Healthcare Innovation

While researching and discussing a talk I gave earlier this year about healthcare innovation, I believe I touched upon an interesting point about how and when innovations become commercial successes. The important turning points seem to be:
Commercial products infeasible before research and validation
Commercial success not viable until after standardisation or agreement in the community the products serve
I should probably attempt to trace this life-cycle in other fields and other products, but there are some important mechanisms at play here that I think would be hard to violate (specifically in healthcare and any other life science/engineering discipline).

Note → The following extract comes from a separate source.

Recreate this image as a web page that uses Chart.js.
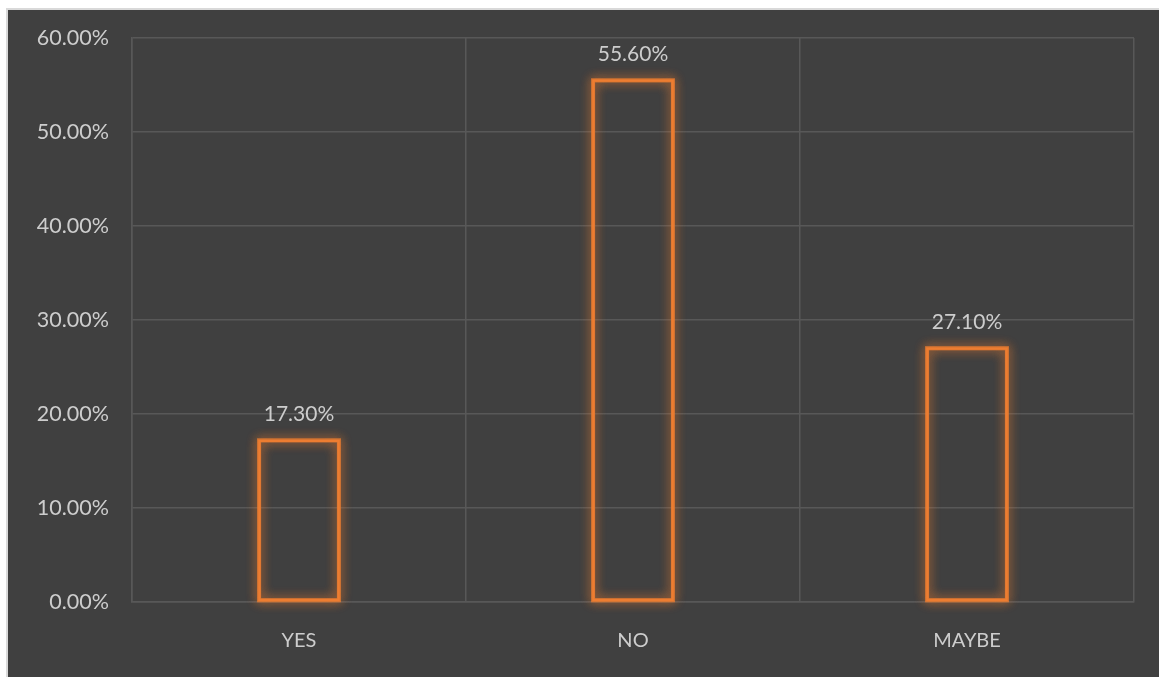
<!DOCTYPE html>
<html lang="en">
<head>
    <meta charset="UTF-8">
    <title>YES / NO / MAYBE</title>
    <script src="https://cdn.jsdelivr.net/npm/chart.js"></script>
    <style>
        html, body {
            margin: 0;
            padding: 0;
            background: #ffffff;
            overflow: hidden;
        }

        .frame {
            position: absolute;
            left: 6px;
            top: 8px;
            width: 1153px;
            height: 669px;
            background: #d9d9d9;
        }

        .chart-box {
            position: absolute;
            left: 8px;
            top: 10px;
            width: 1151px;
            height: 667px;
            background: #404040;
        }

        canvas {
            display: block;
        }
    </style>
</head>
<body>
    <div class="frame"></div>
    <div class="chart-box">
        <canvas id="answersChart" width="1151" height="667"></canvas>
    </div>

    <script>
        const categories = ['YES', 'NO', 'MAYBE'];
        const shares = [17.3, 55.6, 27.1];
        const yTicks = [0, 10, 20, 30, 40, 50, 60];

        const textColor = '#cdcdcd';
        const gridColor = '#585858';
        const barColor = '#ED7D31';
        const fontFamily = 'Lato, "Open Sans", sans-serif';

        // soft orange glow drawn under each bar outline
        const glowPlugin = {
            id: 'glow',
            beforeDatasetsDraw(chart) {
                const ctx = chart.ctx;
                const meta = chart.getDatasetMeta(0);
                ctx.save();
                ctx.strokeStyle = 'rgba(237, 125, 49, 0.55)';
                ctx.shadowColor = 'rgba(237, 125, 49, 0.9)';
                ctx.shadowBlur = 11;
                ctx.lineWidth = 4;
                meta.data.forEach(bar => {
                    const left = bar.x - bar.width / 2;
                    ctx.strokeRect(left + 1, bar.y + 1, bar.width - 2, bar.base - bar.y - 2);
                    ctx.strokeRect(left + 1, bar.y + 1, bar.width - 2, bar.base - bar.y - 2);
                });
                ctx.restore();
            }
        };

        // value labels above the bars
        const valueLabels = {
            id: 'valueLabels',
            afterDatasetsDraw(chart) {
                const ctx = chart.ctx;
                const meta = chart.getDatasetMeta(0);
                ctx.save();
                ctx.font = '21px ' + fontFamily;
                ctx.fillStyle = textColor;
                ctx.textAlign = 'center';
                ctx.textBaseline = 'middle';
                meta.data.forEach((bar, i) => {
                    ctx.fillText(shares[i].toFixed(2) + '%', bar.x, bar.y - 25);
                });
                ctx.restore();
            }
        };

        new Chart(document.getElementById('answersChart'), {
            type: 'bar',
            data: {
                labels: categories,
                datasets: [{
                    data: shares,
                    backgroundColor: 'rgba(0, 0, 0, 0)',
                    borderColor: barColor,
                    borderWidth: 2.5,
                    borderSkipped: false,
                    barPercentage: 0.245,
                    categoryPercentage: 1
                }]
            },
            options: {
                responsive: false,
                animation: false,
                events: [],
                layout: {
                    padding: { left: 0, top: 28, right: 25, bottom: 0 }
                },
                plugins: {
                    legend: { display: false },
                    tooltip: { enabled: false }
                },
                scales: {
                    x: {
                        grid: { color: gridColor, lineWidth: 1.5, drawTicks: false },
                        border: { color: gridColor, width: 1.5 },
                        ticks: {
                            color: textColor,
                            font: { family: fontFamily, size: 20 },
                            padding: 27
                        },
                        afterFit(scale) { scale.height = 75; }
                    },
                    y: {
                        min: 0,
                        max: 60,
                        afterBuildTicks(scale) {
                            scale.ticks = yTicks.map(v => ({ value: v }));
                        },
                        // invisible tick marks keep the labels away from the axis
                        grid: {
                            color: gridColor,
                            lineWidth: 1.5,
                            drawTicks: true,
                            tickLength: 21,
                            tickColor: 'rgba(0, 0, 0, 0)'
                        },
                        border: { color: gridColor, width: 1.5 },
                        ticks: {
                            color: textColor,
                            font: { family: fontFamily, size: 21.5 },
                            padding: 2,
                            callback: v => v.toFixed(2) + '%'
                        },
                        afterFit(scale) { scale.width = 124; }
                    }
                }
            },
            plugins: [glowPlugin, valueLabels]
        });
    </script>
</body>
</html>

Elaborating a little, my opinion on the life-cycle (of the successful product) is as follows:
  1. Innovative ideas and methods
  2. Research & Validation
  3. Bespoke implementations
  4. Highly specialist products and methods
  5. Agreement/Standardisation of how the new methods should be used
  6. Commercial products
  7. Backing from within the community
  8. Success
It seems to me that the factors that make the healthcare industry peculiar (and other life science/engineering pursuits), are embedded in the seemingly conservative and lengthy process of product adoption, and many are pretty immovable:
  • Un-validated research is practically untenable in the world of healthcare, life sciences and engineering
  • Some early commercial attempts are often needed to improve quality and efficiency of methods to make them accessible to a wider audience (the move from bespoke to specialist implementations)
  • Standards and commercial solutions could well be switched in order, but a commercial success isn't on the cards without agreement between many users on the way to do things (and hence an empirical agreement to all buy the same product to do it!)
  • A new product may well not catch on without some serious evangelical backing from a respected figure within the user community
Most of what we have going on here happens way before the "Crossing the Chasm" idea taught to us by Geoffrey Moore, and it could be described as "the leap from highly bespoke to specialist". Beyond this, businesses may wish to try to move from specialist to prosumer, from prosumer to consumer, but these are strategic business decisions that may or may not be feasible.

Of course, the savvy business provides products to suit their users for every step of the way and sells them many different products and services to suit their changing needs as time goes by.